(What is expected)
Using the material below, repeat exactly the lines from the one with "Recreate this image" through the one with "lapsed = [0, 11, 168, 562]", ends included, without any images.

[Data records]

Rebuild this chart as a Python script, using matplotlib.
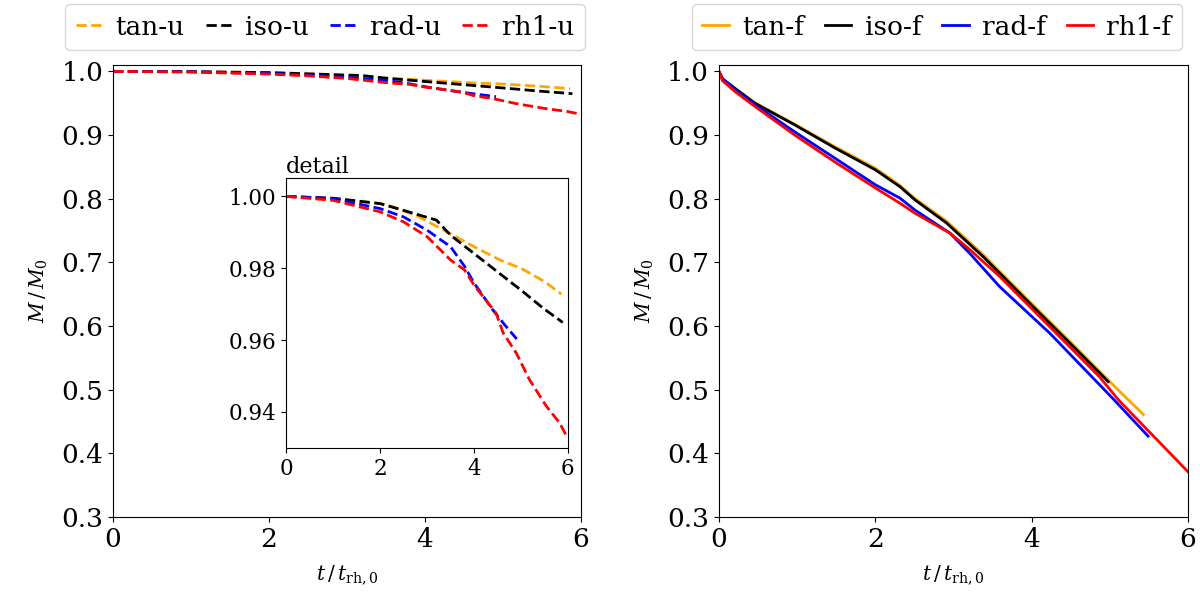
import matplotlib
matplotlib.use('Agg')
import matplotlib.pyplot as plt
import numpy as np

plt.rcParams['font.family'] = 'serif'
plt.rcParams['font.serif'] = ['DejaVu Serif']
plt.rcParams['mathtext.fontset'] = 'dejavuserif'

# unbound (u) runs
tan_u_t = [0, 1, 2, 2.3, 2.8, 3.3, 4, 4.6, 5, 5.5, 5.86]
tan_u_m = [1.0, 0.9994, 0.998, 0.997, 0.9945, 0.991, 0.986, 0.982, 0.980, 0.9763, 0.9728]
iso_u_t = [0, 1, 2, 2.5, 3.2, 3.5, 4, 4.5, 5.04, 5.47, 5.89]
iso_u_m = [1.0, 0.9995, 0.998, 0.9961, 0.9934, 0.9892, 0.9841, 0.979, 0.9735, 0.9689, 0.9649]
rad_u_t = [0, 1, 2, 2.5, 3, 3.5, 3.8, 4, 4.4, 4.65, 4.91]
rad_u_m = [1.0, 0.9994, 0.9966, 0.9943, 0.9906, 0.986, 0.9805, 0.9759, 0.9684, 0.9643, 0.9603]
rh1_u_t = [0, 1, 2, 2.5, 3, 3.5, 3.8, 4, 4.47, 4.62, 4.9, 5.18, 5.54, 5.82, 5.97]
rh1_u_m = [1.0, 0.9989, 0.9957, 0.9929, 0.9888, 0.9823, 0.9795, 0.9753, 0.9675, 0.962, 0.9564, 0.949, 0.9416, 0.937, 0.9333]

# field (f) runs
tan_f_t = [0, 0.05, 0.2, 0.46, 0.97, 1.48, 2.0, 2.315, 2.51, 2.91, 3.38, 4.02, 4.53, 4.98, 5.22, 5.43]
tan_f_m = [1.0, 0.985, 0.973, 0.951, 0.917, 0.882, 0.848, 0.821, 0.800, 0.765, 0.712, 0.633, 0.571, 0.515, 0.486, 0.461]
iso_f_t = [0, 0.05, 0.2, 0.46, 0.97, 1.48, 2.0, 2.315, 2.51, 2.91, 3.38, 4.02, 4.53, 4.98]
iso_f_m = [1.0, 0.988, 0.974, 0.950, 0.916, 0.880, 0.8455, 0.819, 0.798, 0.762, 0.709, 0.630, 0.568, 0.5126]
rad_f_t = [0, 0.05, 0.2, 0.46, 0.97, 1.48, 2.0, 2.315, 2.51, 2.955, 3.21, 3.59, 4.23, 5.04, 5.49]
rad_f_m = [1.0, 0.988, 0.972, 0.948, 0.905, 0.864, 0.822, 0.801, 0.782, 0.746, 0.714, 0.662, 0.589, 0.486, 0.427]
rh1_f_t = [0, 0.05, 0.2, 0.46, 0.97, 1.48, 2.0, 2.315, 2.51, 2.955, 3.21, 3.59, 4.23, 4.87, 5.11, 6.0]
rh1_f_m = [1.0, 0.985, 0.969, 0.945, 0.900, 0.858, 0.817, 0.793, 0.777, 0.746, 0.720, 0.678, 0.599, 0.520, 0.484, 0.371]

colors = ['orange', 'black', 'blue', 'red']
u_runs = [(tan_u_t, tan_u_m, 'tan-u'), (iso_u_t, iso_u_m, 'iso-u'),
          (rad_u_t, rad_u_m, 'rad-u'), (rh1_u_t, rh1_u_m, 'rh1-u')]
f_runs = [(tan_f_t, tan_f_m, 'tan-f'), (iso_f_t, iso_f_m, 'iso-f'),
          (rad_f_t, rad_f_m, 'rad-f'), (rh1_f_t, rh1_f_m, 'rh1-f')]

fig = plt.figure(figsize=(12, 5.94), dpi=100)
ax1 = fig.add_axes([0.0942, 0.1296, 0.39, 0.761])
ax2 = fig.add_axes([0.599, 0.1296, 0.391, 0.761])

for (t, m, lab), c in zip(u_runs, colors):
    ax1.plot(t, m, '--', color=c, lw=2, label=lab)
for (t, m, lab), c in zip(f_runs, colors):
    ax2.plot(t, m, '-', color=c, lw=2, label=lab)

for ax, cx in [(ax1, 0.453), (ax2, 0.465)]:
    ax.set_xlim(0, 6)
    ax.set_ylim(0.3, 1.01)
    ax.set_xticks([0, 2, 4, 6])
    ax.set_yticks([0.3, 0.4, 0.5, 0.6, 0.7, 0.8, 0.9, 1.0])
    ax.tick_params(labelsize=19)
    ax.set_xlabel(r'$t\,/\,t_{\rm rh,0}$', fontsize=14.5, labelpad=8)
    ax.set_ylabel(r'$M\,/\,M_0$', fontsize=14.5, labelpad=8)
    ax.legend(loc='lower center', bbox_to_anchor=(cx, 1.033), ncol=4, fontsize=19,
              handlelength=1.0, handletextpad=0.5, columnspacing=0.8,
              borderaxespad=0.0)

# inset with detail of the unbound runs
axi = ax1.inset_axes([0.37, 0.153, 0.602, 0.596])
for (t, m, lab), c in zip(u_runs, colors):
    axi.plot(t, m, '--', color=c, lw=2)
axi.set_xlim(0, 6)
axi.set_ylim(0.93, 1.005)
axi.set_xticks([0, 2, 4, 6])
axi.set_yticks([0.94, 0.96, 0.98, 1.00])
axi.set_yticklabels(['0.94', '0.96', '0.98', '1.00'])
axi.tick_params(labelsize=15.5)
axi.set_title('detail', loc='left', fontsize=16, pad=2)

fig.savefig('out.png', dpi=100)
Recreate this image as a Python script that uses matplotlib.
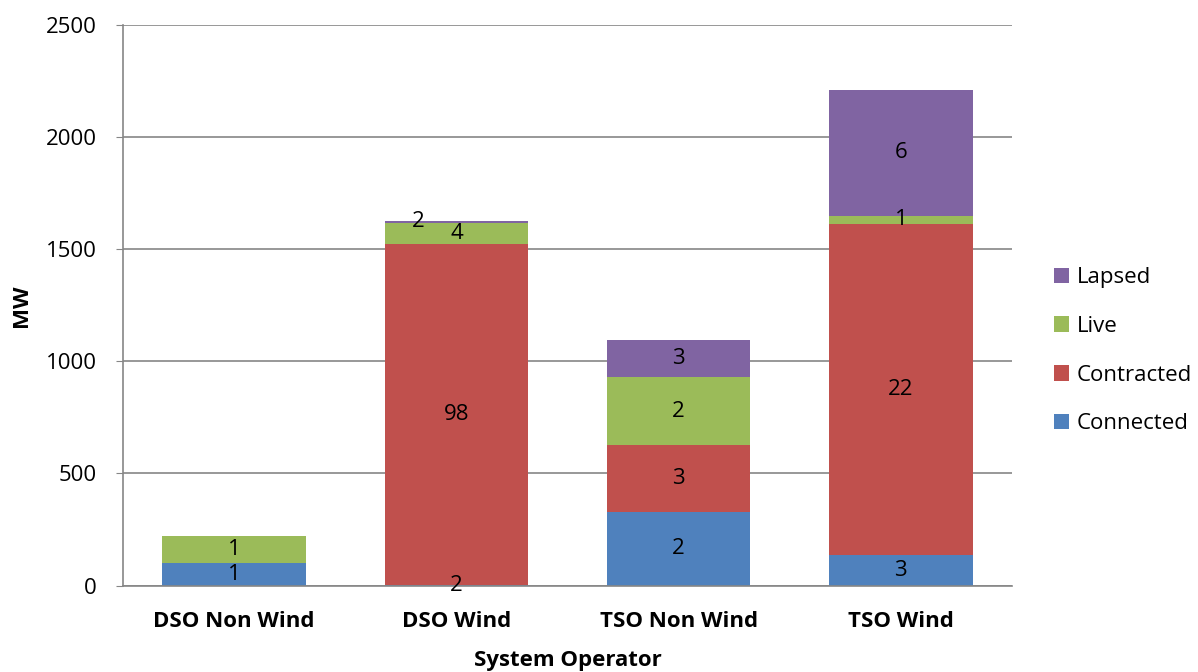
import numpy as np
import matplotlib.pyplot as plt
from matplotlib.patches import Patch

plt.rcParams['font.family'] = ['Open Sans', 'DejaVu Sans']

categories = ['DSO Non Wind', 'DSO Wind', 'TSO Non Wind', 'TSO Wind']
series = ['Connected', 'Contracted', 'Live', 'Lapsed']

# MW per status
connected = [102, 3, 330, 136]
contracted = [0, 1521, 298, 1478]
live = [118, 93, 300, 35]
lapsed = [0, 11, 168, 562]

# number of projects shown on each segment (None = no label)
n_connected = [1, 2, 2, 3]
n_contracted = [None, 98, 3, 22]
n_live = [1, 4, 2, 1]
n_lapsed = [None, 2, 3, 6]

colors = ['#4F81BD', '#C0504D', '#9BBB59', '#8064A2']

values = [connected, contracted, live, lapsed]
counts = [n_connected, n_contracted, n_live, n_lapsed]

fig = plt.figure(figsize=(11.98, 6.72), dpi=100)
ax = fig.add_axes([0.1027, 0.1287, 0.742, 0.8341])

x = np.arange(len(categories))
bottom = np.zeros(len(categories))
for vals, cnts, col, name in zip(values, counts, colors, series):
    vals = np.array(vals, dtype=float)
    ax.bar(x, vals, width=0.645, bottom=bottom, color=col, label=name, zorder=2)
    for xi, b, v, c in zip(x, bottom, vals, cnts):
        if c is None:
            continue
        xt = xi
        # thin lapsed slice on DSO Wind: nudge its label left so it clears the live one
        if name == 'Lapsed' and v < 30:
            xt = xi - 0.17
        ax.text(xt, b + v / 2, str(c), ha='center', va='center',
                fontsize=16, color='black', zorder=3)
    bottom += vals

ax.set_xlim(-0.5, len(categories) - 0.5)
ax.set_ylim(0, 2500)
ax.set_yticks(np.arange(0, 2501, 500))
ax.yaxis.grid(True, color='#868686', linewidth=1.2, zorder=0)
ax.set_axisbelow(True)

for side in ['top', 'right']:
    ax.spines[side].set_visible(False)
for side in ['left', 'bottom']:
    ax.spines[side].set_color('#868686')
    ax.spines[side].set_linewidth(1.2)

ax.set_xticks(x)
ax.set_xticklabels(categories, fontsize=16, fontweight='bold')
ax.tick_params(axis='x', length=0, pad=18)
ax.tick_params(axis='y', labelsize=16, color='#868686', length=5, pad=14)

ax.set_xlabel('System Operator', fontsize=16, fontweight='bold', labelpad=13)
ax.set_ylabel('MW', fontsize=16, fontweight='bold', labelpad=10)

handles = [Patch(facecolor=c, label=s) for c, s in zip(colors, series)][::-1]
fig.legend(handles=handles, loc='center left', bbox_to_anchor=(0.863, 0.478),
           frameon=False, fontsize=16, handlelength=0.68, handleheight=0.68,
           handletextpad=0.36, labelspacing=1.25)

fig.savefig('out.png', dpi=100)
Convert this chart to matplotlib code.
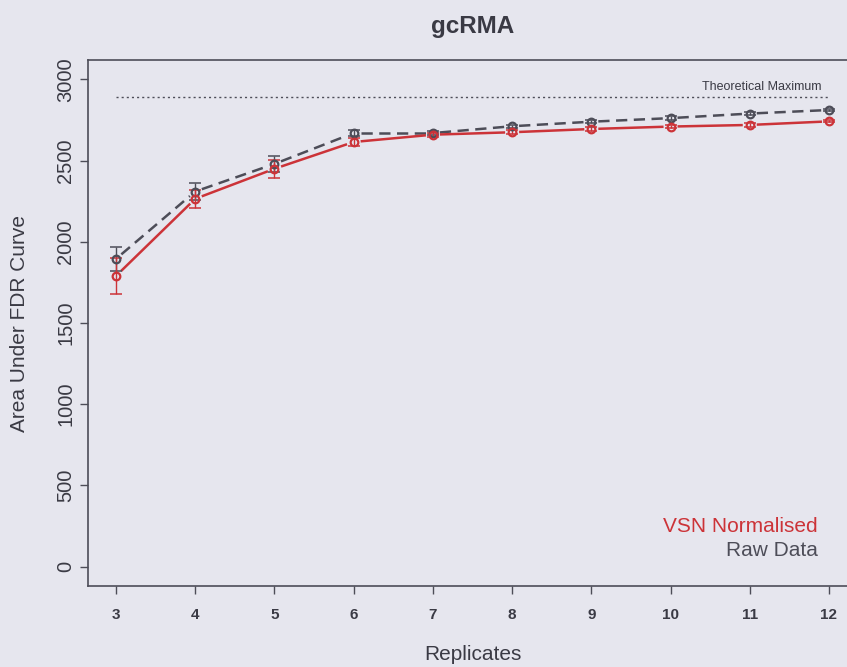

(Task result)
Recreate this image as a Python script that uses matplotlib.
import numpy as np
import matplotlib.pyplot as plt
from matplotlib.patches import Patch

plt.rcParams['font.family'] = ['Open Sans', 'DejaVu Sans']

categories = ['DSO Non Wind', 'DSO Wind', 'TSO Non Wind', 'TSO Wind']
series = ['Connected', 'Contracted', 'Live', 'Lapsed']

# MW per status
connected = [102, 3, 330, 136]
contracted = [0, 1521, 298, 1478]
live = [118, 93, 300, 35]
lapsed = [0, 11, 168, 562]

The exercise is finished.